Notificado de tais decisões, o reclamante veio reagir de duas formas:
Por um lado, invocou a nulidade do despacho proferido sobre a arguição de irregularidades, com base em omissão de pronúncia, alegando que a decisão não se pronunciou sobre cada uma das irregularidades suscitadas.
Por outro lado, em requerimento dirigido ao Pleno das Secções Criminais, peticionou a declaração de inexistência da decisão do Presidente do Supremo Tribunal de Justiça, que não admitiu a reclamação, e o respetivo desentranhamento.
6. No tocante à arguição de nulidade, por despacho de 1 de abril de 2011, refere o Presidente do Supremo Tribunal de Justiça:
“(…) O assistente, tenha os direitos que tiver no conteúdo estatutário da sua condição de sujeito processual, só pode atuar processualmente quanto a matérias em que tenha legitimidade e interesse em agir.
Como já foi por várias vezes referido em despachos anteriores, o assistente não tem interesse em agir relativamente às questões específicas e delimitadas no âmbito da competência prevista no artigo 11º, nº 2, alínea b) do CPP, que se referem a matéria que lhe é completamente estranha, tanto pessoal, como material e processualmente.”
Reitera, desta forma, o Presidente do Supremo Tribunal de Justiça o sentido da decisão que já havia proferido:
“Quem tinha competência para ordenar ou não a destruição de escutas era o presidente do S.T.J; quem tinha competência para decidir se elas deviam ou não ser acedidas por alguém era o presidente do S.T.J.; quem tinha competência para ordenar ou não ordenar a notificação do seu despacho era o presidente do S.T.J..
Ao mandar notificar um despacho fora da sua competência, o sr. juiz do T.C.I.C. cometeu um ato totalmente nulo; e daí que o presidente do S.T.J. tenha declarado a nulidade daquele despacho na parte que excede a competência do sr. juiz de 1.ª instância.
Ao vir agora o assistente arguir nulidades de um despacho que nunca lhe deveria ter sido notificado — porque foi notificado na base de um ato nulo — elas não só não podem ser conhecidas pelas razões constantes dos nossos anteriores despachos datados de 18/03/10 e 20/05/10 (falta de legitimidade e de interesse em agir) como também por força deste princípio comezinho: arguem-se aqui nulidades que não podem ser arguidas porque o que lhe subjaz é um zero jurídico.
(…)
Termos em que:
a) se indefere a arguição de irregularidades do assistente A..”
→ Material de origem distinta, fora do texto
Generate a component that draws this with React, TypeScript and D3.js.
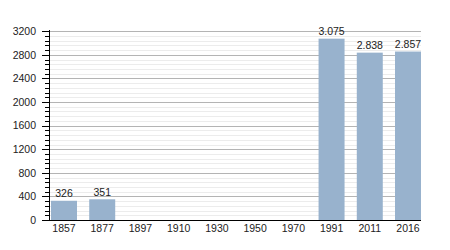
import React, { useEffect, useRef } from "react";
import * as d3 from "d3";

const years = ["1857", "1877", "1897", "1910", "1930", "1950", "1970", "1991", "2011", "2016"];
const population: (number | null)[] = [326, 351, null, null, null, null, null, 3075, 2838, 2857];
const yTicks = [0, 400, 800, 1200, 1600, 2000, 2400, 2800, 3200];

const W = 450;
const H = 250;
const FONT = "'Liberation Sans', Arial, sans-serif";

export default function App() {
  const ref = useRef<SVGSVGElement>(null);

  useEffect(() => {
    const svg = d3.select(ref.current);
    svg.selectAll("*").remove();

    const left = 49;
    const right = 421;
    const y = d3.scaleLinear().domain([0, 3200]).range([220, 31.3]);
    const x = d3.scaleBand<string>().domain(years).range([51, 421]).paddingInner(0.32).paddingOuter(0);

    const minor = d3.range(0, 3200 + 1, 80).filter((v) => v % 400 !== 0);

    // minor grid
    svg.append("g").selectAll("line").data(minor).join("line")
      .attr("x1", left).attr("x2", right)
      .attr("y1", (d) => Math.round(y(d)) + 0.5).attr("y2", (d) => Math.round(y(d)) + 0.5)
      .attr("stroke", "#ececec").attr("stroke-width", 1);
    // major grid
    svg.append("g").selectAll("line").data(yTicks.filter((v) => v > 0)).join("line")
      .attr("x1", left).attr("x2", right)
      .attr("y1", (d) => Math.round(y(d)) + 0.5).attr("y2", (d) => Math.round(y(d)) + 0.5)
      .attr("stroke", "#b4b4b4").attr("stroke-width", 1);

    // bars
    const data = years.map((yr, i) => ({ yr, v: population[i] })).filter((d) => d.v != null) as { yr: string; v: number }[];
    svg.append("g").selectAll("rect").data(data).join("rect")
      .attr("x", (d) => x(d.yr)!)
      .attr("width", x.bandwidth())
      .attr("y", (d) => y(d.v))
      .attr("height", (d) => y(0) - y(d.v))
      .attr("fill", "#98b2cd");

    // value labels
    const fmt = (v: number) => d3.format(",")(v).replace(/,/g, ".");
    svg.append("g").selectAll("text").data(data).join("text")
      .attr("x", (d) => x(d.yr)! + x.bandwidth() / 2)
      .attr("y", (d) => y(d.v) - 3.5)
      .attr("text-anchor", "middle")
      .attr("font-family", FONT).attr("font-size", 10.5).attr("fill", "#222")
      .text((d) => fmt(d.v));

    // y axis
    const yAxis = svg.append("g");
    yAxis.append("line").attr("x1", left + 0.5).attr("x2", left + 0.5).attr("y1", 30).attr("y2", 220)
      .attr("stroke", "#000");
    yAxis.selectAll("line.minor").data(minor).join("line").attr("class", "minor")
      .attr("x1", left - 4).attr("x2", left)
      .attr("y1", (d) => Math.round(y(d)) + 0.5).attr("y2", (d) => Math.round(y(d)) + 0.5)
      .attr("stroke", "#000");
    yAxis.selectAll("line.major").data(yTicks).join("line").attr("class", "major")
      .attr("x1", left - 7).attr("x2", left)
      .attr("y1", (d) => Math.round(y(d)) + 0.5).attr("y2", (d) => Math.round(y(d)) + 0.5)
      .attr("stroke", "#000");
    yAxis.selectAll("text").data(yTicks).join("text")
      .attr("x", 36).attr("y", (d) => y(d) + 3.8)
      .attr("text-anchor", "end")
      .attr("font-family", FONT).attr("font-size", 10.5).attr("fill", "#222")
      .text((d) => String(d));

    // x axis
    const xAxis = svg.append("g");
    xAxis.append("line").attr("x1", left).attr("x2", right).attr("y1", 220.5).attr("y2", 220.5)
      .attr("stroke", "#000");
    xAxis.selectAll("text").data(years).join("text")
      .attr("x", (d) => x(d)! + x.bandwidth() / 2)
      .attr("y", 232)
      .attr("text-anchor", "middle")
      .attr("font-family", FONT).attr("font-size", 10.5).attr("fill", "#222")
      .text((d) => d);
  }, []);

  return (
    <svg ref={ref} width={W} height={H} style={{ position: "absolute", left: 0, top: 0, background: "#fff" }} />
  );
}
Da análise do excerto transcrito da decisão de 24 de fevereiro de 2011 resulta que a mesma expressamente indefere a arguição das irregularidades invocadas pelo reclamante, referindo que estas não podem ser conhecidas, porque têm como base uma notificação nula, por ter sido ordenada por quem não tinha competência para o efeito, remetendo ainda para a fundamentação dos despachos de 18 de março e de 20 de maio de 2010, quanto à falta de legitimidade e interesse em agir do reclamante. É com base na falta destes pressupostos processuais que se recusa o conhecimento de mérito da arguição dos aludidos vícios.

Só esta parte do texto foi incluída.